# Thicker sauce



## pa42phigh (Feb 28, 2021)

I made a blackberry hot sauce I really happy with the taste but not the thickness is there any thing I can add that won’t affect the taste to thicken it up or should I just simmer it longer? Thx guys


----------



## BandCollector (Feb 28, 2021)

pa42phigh


I have found that simmering longer should do the trick.  Just keep an eye on the pot so you don't burn away all of your efforts.

I hope this helps,

John


----------



## chilerelleno (Feb 28, 2021)

Cornstarch mixed with a little water.
Arrowroot works too.
Xanthan gum is good to go.

Is this one bottle for immediate future use, or several bottles?
Refrigerated or shelf stable?


----------



## DanMcG (Feb 28, 2021)

corn starch,  flour or arrowroot works, but reducing in works best


----------



## DRKsmoking (Feb 28, 2021)

exactly what DanMcG said, just use small amount at a time if cornstarch so it does not go too thick
David


----------



## smokeymose (Feb 28, 2021)

If there's vinegar in the mix try backing it off a little.  Simmering a bit longer helps. Like others have said, cornstarch is a quick fix....


----------



## dls1 (Feb 28, 2021)

I've used arrowroot, cornstarch, extended simmering, etc. in the past for thickening in the past with mixed results. Then I discovered xanthan gum around 15 years ago and it's the only thickener I've used since and recommend. It's a non-fail and fast thickener that doesn't alter the taste or color of what it's used in. It can be used in both hot and cold liquids with no change in the outcome. It's most commonly used in dressings and sauces, but also has applications with bakery products. Check the label of many commercial salad dressings and sauces and you'll often see xanthan gum as an ingredient.

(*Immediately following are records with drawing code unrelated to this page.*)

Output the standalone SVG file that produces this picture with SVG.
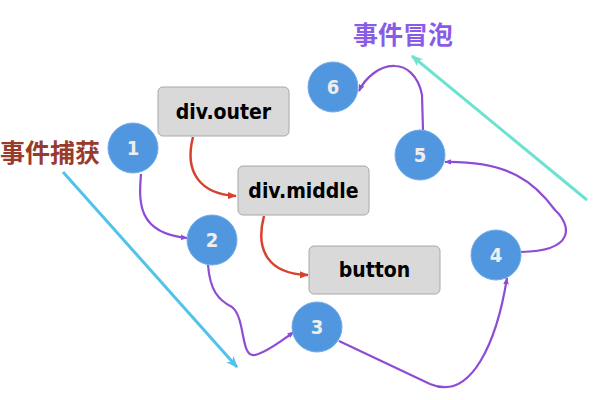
<svg xmlns="http://www.w3.org/2000/svg" width="600" height="400" viewBox="0 0 600 400">
<style>
.box{fill:#d9d9d9;stroke:#a8a8a8;stroke-width:1}
.bt{font-family:"DejaVu Sans Condensed","DejaVu Sans",sans-serif;font-weight:bold;font-size:21px;fill:#000;text-anchor:middle}
.c{fill:#5197e0;stroke:#72acea;stroke-width:1}
.n{font-family:"DejaVu Sans Condensed","DejaVu Sans",sans-serif;font-weight:bold;font-size:20px;fill:#eeeeee;text-anchor:middle}
.p{fill:none;stroke:#8e4bd6;stroke-width:2.2}
.r{fill:none;stroke:#d9412f;stroke-width:2.5}
.zh{font-family:"Noto Sans CJK SC",sans-serif;font-size:25px;font-weight:bold}
</style>
<defs>
<marker id="ap" viewBox="0 0 10 10" refX="9" refY="5" markerWidth="7" markerHeight="7" markerUnits="userSpaceOnUse" orient="auto"><path d="M0,1 L10,5 L0,9 z" fill="#8e4bd6"/></marker>
<marker id="ar" viewBox="0 0 10 10" refX="9" refY="5" markerWidth="9" markerHeight="9" markerUnits="userSpaceOnUse" orient="auto"><path d="M0,1 L10,5 L0,9 z" fill="#d9412f"/></marker>
<marker id="ac" viewBox="0 0 10 10" refX="9" refY="5" markerWidth="12" markerHeight="12" markerUnits="userSpaceOnUse" orient="auto"><path d="M0,1 L10,5 L0,9 L3,5 z" fill="#4fc3ea"/></marker>
<marker id="at" viewBox="0 0 10 10" refX="9" refY="5" markerWidth="12" markerHeight="12" markerUnits="userSpaceOnUse" orient="auto"><path d="M0,1 L10,5 L0,9 L3,5 z" fill="#6ee2d2"/></marker>
</defs>
<g id="connectors">
<line x1="63" y1="172" x2="237" y2="367" stroke="#4fc3ea" stroke-width="3" marker-end="url(#ac)"/>
<line x1="587" y1="200" x2="412" y2="56" stroke="#6ee2d2" stroke-width="3" marker-end="url(#at)"/>
<path class="r" d="M193,137 C184,172 200,194 236,196" marker-end="url(#ar)"/>
<path class="r" d="M264,216 C255,250 268,274 308,275" marker-end="url(#ar)"/>
<path class="p" d="M141,174 C139,200 136,233 187,238" marker-end="url(#ap)"/>
<path class="p" d="M208,265 C210,290 218,300 232,307 C246,318 240,358 255,355 C268,352 282,340 294,332" marker-end="url(#ap)"/>
<path class="p" d="M339,341 L430,384 C472,402 497,340 507,278" marker-end="url(#ap)"/>
<path class="p" d="M521,252 C575,251 572,226 555,210 C535,183 510,161 445,162" marker-end="url(#ap)"/>
<path class="p" d="M423,130 L422,95 C418,74 405,66 395,66 C380,65 365,78 359,91" marker-end="url(#ap)"/>
</g>
<g id="label-capture"><text class="zh" x="0" y="162" fill="#983a2c">事件捕获</text></g>
<g id="label-bubble"><text class="zh" x="353" y="44" fill="#8a5ae8">事件冒泡</text></g>
<g id="div-outer"><rect class="box" x="158" y="87" width="131" height="49" rx="5"/><text class="bt" x="223.5" y="119">div.outer</text></g>
<g id="div-middle"><rect class="box" x="238" y="166" width="131" height="49" rx="5"/><text class="bt" x="303.5" y="198">div.middle</text></g>
<g id="button"><rect class="box" x="309" y="246" width="131" height="48" rx="5"/><text class="bt" x="374.5" y="277">button</text></g>
<g id="n1"><circle class="c" cx="133" cy="148" r="25"/><text class="n" x="133" y="155">1</text></g>
<g id="n2"><circle class="c" cx="212" cy="240" r="25"/><text class="n" x="212" y="247">2</text></g>
<g id="n3"><circle class="c" cx="317" cy="327" r="25"/><text class="n" x="317" y="334">3</text></g>
<g id="n4"><circle class="c" cx="496" cy="255" r="25"/><text class="n" x="496" y="262">4</text></g>
<g id="n5"><circle class="c" cx="420" cy="155" r="25"/><text class="n" x="420" y="162">5</text></g>
<g id="n6"><circle class="c" cx="333" cy="87" r="25"/><text class="n" x="333" y="94">6</text></g>
</svg>
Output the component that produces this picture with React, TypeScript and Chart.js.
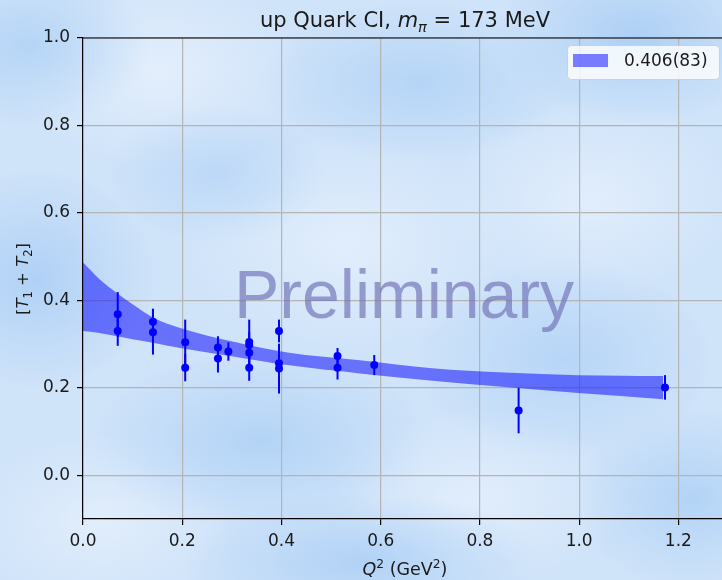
import React, { useEffect, useRef } from 'react';
import { Chart, registerables } from 'chart.js';
Chart.register(...registerables);

// ---- data ----
const qsq = [0.070, 0.070, 0.141, 0.141, 0.206, 0.206, 0.272, 0.272, 0.293, 0.335, 0.335, 0.335, 0.335, 0.395, 0.395, 0.395, 0.513, 0.513, 0.587, 0.878, 1.173];
const vals = [0.368, 0.330, 0.351, 0.327, 0.304, 0.246, 0.292, 0.267, 0.283, 0.305, 0.298, 0.280, 0.246, 0.330, 0.256, 0.244, 0.273, 0.246, 0.252, 0.148, 0.201];
const errs = [0.051, 0.034, 0.030, 0.051, 0.052, 0.031, 0.026, 0.032, 0.021, 0.051, 0.030, 0.030, 0.030, 0.026, 0.030, 0.057, 0.018, 0.027, 0.023, 0.052, 0.028];

const bandQ = [0, 0.03, 0.069, 0.10, 0.141, 0.196, 0.306, 0.412, 0.558, 0.704, 0.85, 0.998, 1.169];
const bandUpper = [0.487, 0.452, 0.416, 0.391, 0.361, 0.337, 0.305, 0.281, 0.263, 0.245, 0.235, 0.229, 0.227];
const bandLower = [0.330, 0.326, 0.318, 0.311, 0.303, 0.291, 0.271, 0.252, 0.233, 0.216, 0.202, 0.188, 0.174];

const xTicks = [0, 0.2, 0.4, 0.6, 0.8, 1.0, 1.2];
const yTicks = [0, 0.2, 0.4, 0.6, 0.8, 1.0];
const legendLabel = '0.406(83)';
const watermark = 'Preliminary';

const FONT = '"DejaVu Sans", "Liberation Sans", sans-serif';

type Run = { t: string; it?: boolean; sub?: boolean; sup?: boolean };

function drawRich(ctx: CanvasRenderingContext2D, runs: Run[], x: number, y: number, size: number) {
  const fontFor = (r: Run) => `${r.it ? 'italic ' : ''}${r.sub || r.sup ? size * 0.7 : size}px ${FONT}`;
  let total = 0;
  const widths = runs.map((r) => {
    ctx.font = fontFor(r);
    const w = ctx.measureText(r.t).width;
    total += w;
    return w;
  });
  let cx = x - total / 2;
  ctx.textAlign = 'left';
  ctx.textBaseline = 'alphabetic';
  runs.forEach((r, i) => {
    ctx.font = fontFor(r);
    const dy = r.sub ? size * 0.22 : r.sup ? -size * 0.38 : 0;
    ctx.fillText(r.t, cx, y + dy);
    cx += widths[i];
  });
}

const deco = {
  id: 'deco',
  beforeDatasetDraw(chart: any, args: any) {
    if (args.index !== 2) return;
    const { ctx, scales } = chart;
    ctx.save();
    ctx.strokeStyle = '#0000ff';
    ctx.lineWidth = 2;
    qsq.forEach((q, i) => {
      const px = scales.x.getPixelForValue(q);
      ctx.beginPath();
      ctx.moveTo(px, scales.y.getPixelForValue(vals[i] - errs[i]));
      ctx.lineTo(px, scales.y.getPixelForValue(vals[i] + errs[i]));
      ctx.stroke();
    });
    ctx.restore();
  },
  afterDatasetsDraw(chart: any) {
    const { ctx } = chart;
    ctx.save();
    ctx.font = `68px "Liberation Sans", Arial, sans-serif`;
    ctx.fillStyle = 'rgba(110,110,180,0.65)';
    ctx.textAlign = 'center';
    ctx.textBaseline = 'alphabetic';
    ctx.fillText(watermark, 404, 318);
    ctx.restore();
  },
  afterDraw(chart: any) {
    const { ctx, chartArea } = chart;
    ctx.save();
    ctx.strokeStyle = '#000';
    ctx.lineWidth = 1.2;
    ctx.beginPath();
    ctx.moveTo(chartArea.left, chartArea.top);
    ctx.lineTo(chartArea.right, chartArea.top);
    ctx.lineTo(chartArea.right, chartArea.bottom);
    ctx.stroke();

    ctx.fillStyle = '#1a1a1a';
    drawRich(ctx, [{ t: 'up Quark CI, ' }, { t: 'm', it: true }, { t: 'π', it: true, sub: true }, { t: ' = 173 MeV' }], 405, 27, 21);
    drawRich(ctx, [{ t: 'Q', it: true }, { t: '2', sup: true }, { t: ' (GeV' }, { t: '2', sup: true }, { t: ')' }], 405, 575, 17.5);
    ctx.save();
    ctx.translate(28, 279);
    ctx.rotate(-Math.PI / 2);
    drawRich(ctx, [{ t: '[' }, { t: 'T', it: true }, { t: '1', sub: true }, { t: ' + ' }, { t: 'T', it: true }, { t: '2', sub: true }, { t: ']' }], 0, 0, 16.5);
    ctx.restore();

    ctx.fillStyle = 'rgba(255,255,255,0.8)';
    ctx.strokeStyle = '#d0d0d0';
    ctx.lineWidth = 1;
    ctx.beginPath();
    (ctx as any).roundRect(567.5, 45.5, 152, 34, 4);
    ctx.fill();
    ctx.stroke();
    ctx.fillStyle = 'rgba(0,0,255,0.5)';
    ctx.fillRect(573, 54, 35, 13);
    ctx.fillStyle = '#1a1a1a';
    ctx.font = `17px ${FONT}`;
    ctx.textAlign = 'left';
    ctx.textBaseline = 'middle';
    ctx.fillText(legendLabel, 624, 62);
    ctx.restore();
  },
};

const background = [
  'radial-gradient(ellipse 140px 90px at 88% 6%, rgba(172,207,245,0.95), rgba(172,207,245,0) 100%)',
  'radial-gradient(ellipse 160px 80px at 58% 14%, rgba(178,211,246,0.9), rgba(178,211,246,0) 100%)',
  'radial-gradient(ellipse 120px 110px at 5% 48%, rgba(174,208,246,0.95), rgba(174,208,246,0) 100%)',
  'radial-gradient(ellipse 120px 80px at 4% 8%, rgba(178,211,246,0.9), rgba(178,211,246,0) 100%)',
  'radial-gradient(ellipse 170px 90px at 36% 76%, rgba(176,210,246,0.9), rgba(176,210,246,0) 100%)',
  'radial-gradient(ellipse 150px 100px at 78% 62%, rgba(180,212,247,0.9), rgba(180,212,247,0) 100%)',
  'radial-gradient(ellipse 180px 70px at 50% 97%, rgba(174,208,246,0.9), rgba(174,208,246,0) 100%)',
  'radial-gradient(ellipse 120px 90px at 96% 86%, rgba(176,210,246,0.9), rgba(176,210,246,0) 100%)',
  'radial-gradient(ellipse 110px 70px at 30% 30%, rgba(184,214,247,0.8), rgba(184,214,247,0) 100%)',
  'radial-gradient(ellipse 150px 100px at 22% 12%, rgba(228,239,252,0.95), rgba(228,239,252,0) 100%)',
  'radial-gradient(ellipse 170px 110px at 48% 42%, rgba(226,238,252,0.95), rgba(226,238,252,0) 100%)',
  'radial-gradient(ellipse 150px 100px at 82% 34%, rgba(226,238,252,0.95), rgba(226,238,252,0) 100%)',
  'radial-gradient(ellipse 140px 90px at 14% 90%, rgba(226,238,252,0.95), rgba(226,238,252,0) 100%)',
  'radial-gradient(ellipse 150px 90px at 66% 86%, rgba(226,238,252,0.95), rgba(226,238,252,0) 100%)',
  '#cfe3f9',
].join(', ');

export default function App() {
  const ref = useRef<HTMLCanvasElement>(null);
  useEffect(() => {
    if (!ref.current) return;
    const chart = new Chart(ref.current, {
      type: 'scatter',
      data: {
        datasets: [
          {
            type: 'line',
            data: bandQ.map((q, i) => ({ x: q, y: bandLower[i] })),
            borderWidth: 0,
            borderColor: 'rgba(0,0,0,0)',
            pointRadius: 0,
            fill: false,
            cubicInterpolationMode: 'monotone',
            order: 2,
          } as any,
          {
            type: 'line',
            data: bandQ.map((q, i) => ({ x: q, y: bandUpper[i] })),
            borderWidth: 0,
            borderColor: 'rgba(0,0,0,0)',
            backgroundColor: 'rgba(0,0,255,0.5)',
            pointRadius: 0,
            fill: '-1',
            cubicInterpolationMode: 'monotone',
            order: 1,
          } as any,
          {
            type: 'scatter',
            data: qsq.map((q, i) => ({ x: q, y: vals[i] })),
            pointRadius: 4,
            backgroundColor: '#0000ff',
            borderWidth: 0,
            order: 0,
          } as any,
        ],
      },
      options: {
        responsive: false,
        animation: false,
        events: [],
        layout: { padding: { top: 38, right: 12, left: 0, bottom: 0 } },
        plugins: { legend: { display: false }, tooltip: { enabled: false }, title: { display: false } },
        scales: {
          x: {
            type: 'linear',
            min: 0,
            max: 1.3,
            afterBuildTicks: (s: any) => { s.ticks = xTicks.map((v) => ({ value: v })); },
            afterFit: (s: any) => { s.height = 61; },
            grid: { color: '#b4b4b4', lineWidth: 1.2, tickColor: '#000', tickLength: 6 },
            border: { color: '#000', width: 1.2 },
            ticks: { color: '#1a1a1a', font: { family: FONT, size: 17 }, padding: 6, maxRotation: 0, callback: (v: any) => Number(v).toFixed(1) },
          },
          y: {
            type: 'linear',
            min: -0.1,
            max: 1.0,
            afterBuildTicks: (s: any) => { s.ticks = yTicks.map((v) => ({ value: v })); },
            afterFit: (s: any) => { s.width = 83; },
            grid: { color: '#b4b4b4', lineWidth: 1.2, tickColor: '#000', tickLength: 6 },
            border: { color: '#000', width: 1.2 },
            ticks: { color: '#1a1a1a', font: { family: FONT, size: 17 }, padding: 7, callback: (v: any) => Number(v).toFixed(1) },
          },
        },
      },
      plugins: [deco],
    });
    return () => chart.destroy();
  }, []);
  return (
    <div style={{ position: 'fixed', left: 0, top: 0, width: 722, height: 580, overflow: 'hidden', background }}>
      <canvas ref={ref} width={740} height={580} style={{ width: 740, height: 580, display: 'block' }} />
    </div>
  );
}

The most readily available commercial brand for most is "Bob's Red Mill". For me, the dominant local super market chain, Marianos, a Kroger affiliate, carries it as does my neighborhood Whole Foods Market. I've heard that Target and Walmart also carry it but I never shop at either of those stores.

One warning, a little bit of the product goes a very long way.  Follow the package instructions, and if you've never used xanthan gum before use the minimum suggested dosage. Stir well for 4-5 minutes, and if you're satisfied with the outcome, stop. If not, add a wee bit more and repeat the process until you achieve the results you're seeking.


----------